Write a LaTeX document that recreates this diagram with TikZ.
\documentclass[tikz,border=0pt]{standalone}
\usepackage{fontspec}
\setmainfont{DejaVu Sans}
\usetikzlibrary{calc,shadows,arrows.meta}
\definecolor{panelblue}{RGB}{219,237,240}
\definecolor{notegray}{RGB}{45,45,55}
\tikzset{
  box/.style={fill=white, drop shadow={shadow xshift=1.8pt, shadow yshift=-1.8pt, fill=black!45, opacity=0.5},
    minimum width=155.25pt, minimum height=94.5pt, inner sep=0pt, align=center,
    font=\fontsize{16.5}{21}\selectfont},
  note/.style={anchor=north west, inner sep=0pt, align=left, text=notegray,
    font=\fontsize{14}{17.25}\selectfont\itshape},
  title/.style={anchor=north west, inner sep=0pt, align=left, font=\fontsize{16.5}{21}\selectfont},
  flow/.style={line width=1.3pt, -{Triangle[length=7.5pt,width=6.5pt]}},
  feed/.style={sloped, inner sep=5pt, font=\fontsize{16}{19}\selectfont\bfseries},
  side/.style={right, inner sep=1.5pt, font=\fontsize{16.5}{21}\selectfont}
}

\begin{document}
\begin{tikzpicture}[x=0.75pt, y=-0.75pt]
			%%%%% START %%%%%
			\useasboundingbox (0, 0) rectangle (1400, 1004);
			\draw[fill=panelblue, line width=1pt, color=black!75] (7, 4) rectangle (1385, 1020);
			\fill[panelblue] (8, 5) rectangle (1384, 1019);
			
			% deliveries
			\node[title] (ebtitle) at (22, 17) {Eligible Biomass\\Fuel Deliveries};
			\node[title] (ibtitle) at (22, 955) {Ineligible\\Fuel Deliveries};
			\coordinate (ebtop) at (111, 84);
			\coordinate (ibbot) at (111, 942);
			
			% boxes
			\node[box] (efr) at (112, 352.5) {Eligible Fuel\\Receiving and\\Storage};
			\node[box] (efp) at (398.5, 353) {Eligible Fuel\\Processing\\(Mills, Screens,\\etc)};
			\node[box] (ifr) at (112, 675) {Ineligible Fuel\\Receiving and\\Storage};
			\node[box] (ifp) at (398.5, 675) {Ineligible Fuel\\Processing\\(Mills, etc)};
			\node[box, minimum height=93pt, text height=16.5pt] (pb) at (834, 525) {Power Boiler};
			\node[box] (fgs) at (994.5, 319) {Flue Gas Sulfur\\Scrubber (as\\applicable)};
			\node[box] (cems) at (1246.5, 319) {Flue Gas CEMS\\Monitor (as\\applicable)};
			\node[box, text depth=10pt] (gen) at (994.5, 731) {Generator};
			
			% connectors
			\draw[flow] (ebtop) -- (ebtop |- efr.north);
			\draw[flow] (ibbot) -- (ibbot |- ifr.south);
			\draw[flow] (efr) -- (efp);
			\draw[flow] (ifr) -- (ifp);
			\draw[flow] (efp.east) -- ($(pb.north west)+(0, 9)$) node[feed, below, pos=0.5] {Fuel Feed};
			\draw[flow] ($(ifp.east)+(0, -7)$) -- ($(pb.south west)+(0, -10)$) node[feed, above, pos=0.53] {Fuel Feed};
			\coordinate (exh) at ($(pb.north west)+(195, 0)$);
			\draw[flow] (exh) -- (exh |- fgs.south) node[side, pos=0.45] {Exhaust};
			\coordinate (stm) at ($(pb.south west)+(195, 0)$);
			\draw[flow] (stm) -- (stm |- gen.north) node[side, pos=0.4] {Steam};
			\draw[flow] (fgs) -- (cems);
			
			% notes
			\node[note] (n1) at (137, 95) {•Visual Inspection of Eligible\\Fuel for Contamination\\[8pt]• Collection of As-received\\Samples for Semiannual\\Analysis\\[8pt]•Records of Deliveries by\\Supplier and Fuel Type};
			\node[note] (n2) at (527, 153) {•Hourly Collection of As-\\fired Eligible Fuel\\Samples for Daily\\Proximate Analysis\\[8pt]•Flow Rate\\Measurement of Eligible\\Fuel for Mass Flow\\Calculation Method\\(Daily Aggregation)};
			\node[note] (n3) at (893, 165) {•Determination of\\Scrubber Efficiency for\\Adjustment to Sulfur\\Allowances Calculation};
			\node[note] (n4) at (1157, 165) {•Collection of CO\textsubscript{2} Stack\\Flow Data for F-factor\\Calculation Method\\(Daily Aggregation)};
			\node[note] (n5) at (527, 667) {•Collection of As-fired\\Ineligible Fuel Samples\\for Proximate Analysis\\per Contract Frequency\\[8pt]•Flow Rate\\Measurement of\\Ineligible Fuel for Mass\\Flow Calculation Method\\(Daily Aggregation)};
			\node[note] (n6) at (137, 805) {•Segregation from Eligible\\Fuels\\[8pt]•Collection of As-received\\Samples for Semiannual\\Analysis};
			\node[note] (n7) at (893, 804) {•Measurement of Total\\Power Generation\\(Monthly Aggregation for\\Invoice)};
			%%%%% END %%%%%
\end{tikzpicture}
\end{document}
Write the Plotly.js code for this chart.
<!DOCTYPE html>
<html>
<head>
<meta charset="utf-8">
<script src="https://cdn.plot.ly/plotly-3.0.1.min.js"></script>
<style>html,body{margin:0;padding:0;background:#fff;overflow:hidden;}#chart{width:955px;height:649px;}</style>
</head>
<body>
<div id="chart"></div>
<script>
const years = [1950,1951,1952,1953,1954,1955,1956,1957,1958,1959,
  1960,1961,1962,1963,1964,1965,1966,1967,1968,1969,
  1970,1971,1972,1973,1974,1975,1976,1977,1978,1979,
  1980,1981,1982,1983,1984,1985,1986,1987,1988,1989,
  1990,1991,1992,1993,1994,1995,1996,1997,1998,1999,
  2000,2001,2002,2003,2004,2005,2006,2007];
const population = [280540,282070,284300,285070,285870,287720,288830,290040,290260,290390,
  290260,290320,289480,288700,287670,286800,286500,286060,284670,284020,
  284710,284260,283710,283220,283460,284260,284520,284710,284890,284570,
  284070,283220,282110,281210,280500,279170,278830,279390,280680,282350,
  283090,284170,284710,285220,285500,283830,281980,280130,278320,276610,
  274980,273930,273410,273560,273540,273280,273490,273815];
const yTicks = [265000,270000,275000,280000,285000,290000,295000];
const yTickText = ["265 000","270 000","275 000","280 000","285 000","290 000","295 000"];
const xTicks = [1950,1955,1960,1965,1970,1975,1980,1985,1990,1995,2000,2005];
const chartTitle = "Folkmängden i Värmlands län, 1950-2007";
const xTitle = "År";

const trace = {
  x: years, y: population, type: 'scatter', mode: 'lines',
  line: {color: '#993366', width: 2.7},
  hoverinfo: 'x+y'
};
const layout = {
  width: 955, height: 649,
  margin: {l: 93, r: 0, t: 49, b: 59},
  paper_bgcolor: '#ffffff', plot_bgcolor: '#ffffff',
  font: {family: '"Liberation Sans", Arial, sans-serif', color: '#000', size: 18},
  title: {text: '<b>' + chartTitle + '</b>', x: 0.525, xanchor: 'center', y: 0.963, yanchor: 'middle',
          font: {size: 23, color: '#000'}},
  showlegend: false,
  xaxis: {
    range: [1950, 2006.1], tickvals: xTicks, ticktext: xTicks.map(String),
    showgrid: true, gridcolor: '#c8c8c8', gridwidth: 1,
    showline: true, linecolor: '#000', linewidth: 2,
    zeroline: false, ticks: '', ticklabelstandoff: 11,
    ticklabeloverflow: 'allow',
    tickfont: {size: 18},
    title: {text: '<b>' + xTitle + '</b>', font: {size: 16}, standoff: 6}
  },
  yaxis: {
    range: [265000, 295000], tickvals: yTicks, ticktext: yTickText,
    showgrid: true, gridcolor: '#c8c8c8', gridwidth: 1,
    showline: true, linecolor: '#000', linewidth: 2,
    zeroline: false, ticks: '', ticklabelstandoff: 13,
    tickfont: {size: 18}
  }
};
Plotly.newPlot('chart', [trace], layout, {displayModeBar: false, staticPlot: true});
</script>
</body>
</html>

*Exercise requirements:*
Produce the lines from the top of the listing through the "text depth=10pt] (gen)" line exactly as they appear, with no additional output.

*Exercise answer:*
Write a LaTeX document that recreates this diagram with TikZ.
\documentclass[tikz,border=0pt]{standalone}
\usepackage{fontspec}
\setmainfont{DejaVu Sans}
\usetikzlibrary{calc,shadows,arrows.meta}
\definecolor{panelblue}{RGB}{219,237,240}
\definecolor{notegray}{RGB}{45,45,55}
\tikzset{
  box/.style={fill=white, drop shadow={shadow xshift=1.8pt, shadow yshift=-1.8pt, fill=black!45, opacity=0.5},
    minimum width=155.25pt, minimum height=94.5pt, inner sep=0pt, align=center,
    font=\fontsize{16.5}{21}\selectfont},
  note/.style={anchor=north west, inner sep=0pt, align=left, text=notegray,
    font=\fontsize{14}{17.25}\selectfont\itshape},
  title/.style={anchor=north west, inner sep=0pt, align=left, font=\fontsize{16.5}{21}\selectfont},
  flow/.style={line width=1.3pt, -{Triangle[length=7.5pt,width=6.5pt]}},
  feed/.style={sloped, inner sep=5pt, font=\fontsize{16}{19}\selectfont\bfseries},
  side/.style={right, inner sep=1.5pt, font=\fontsize{16.5}{21}\selectfont}
}

\begin{document}
\begin{tikzpicture}[x=0.75pt, y=-0.75pt]
			%%%%% START %%%%%
			\useasboundingbox (0, 0) rectangle (1400, 1004);
			\draw[fill=panelblue, line width=1pt, color=black!75] (7, 4) rectangle (1385, 1020);
			\fill[panelblue] (8, 5) rectangle (1384, 1019);
			
			% deliveries
			\node[title] (ebtitle) at (22, 17) {Eligible Biomass\\Fuel Deliveries};
			\node[title] (ibtitle) at (22, 955) {Ineligible\\Fuel Deliveries};
			\coordinate (ebtop) at (111, 84);
			\coordinate (ibbot) at (111, 942);
			
			% boxes
			\node[box] (efr) at (112, 352.5) {Eligible Fuel\\Receiving and\\Storage};
			\node[box] (efp) at (398.5, 353) {Eligible Fuel\\Processing\\(Mills, Screens,\\etc)};
			\node[box] (ifr) at (112, 675) {Ineligible Fuel\\Receiving and\\Storage};
			\node[box] (ifp) at (398.5, 675) {Ineligible Fuel\\Processing\\(Mills, etc)};
			\node[box, minimum height=93pt, text height=16.5pt] (pb) at (834, 525) {Power Boiler};
			\node[box] (fgs) at (994.5, 319) {Flue Gas Sulfur\\Scrubber (as\\applicable)};
			\node[box] (cems) at (1246.5, 319) {Flue Gas CEMS\\Monitor (as\\applicable)};
			\node[box, text depth=10pt] (gen) at (994.5, 731) {Generator};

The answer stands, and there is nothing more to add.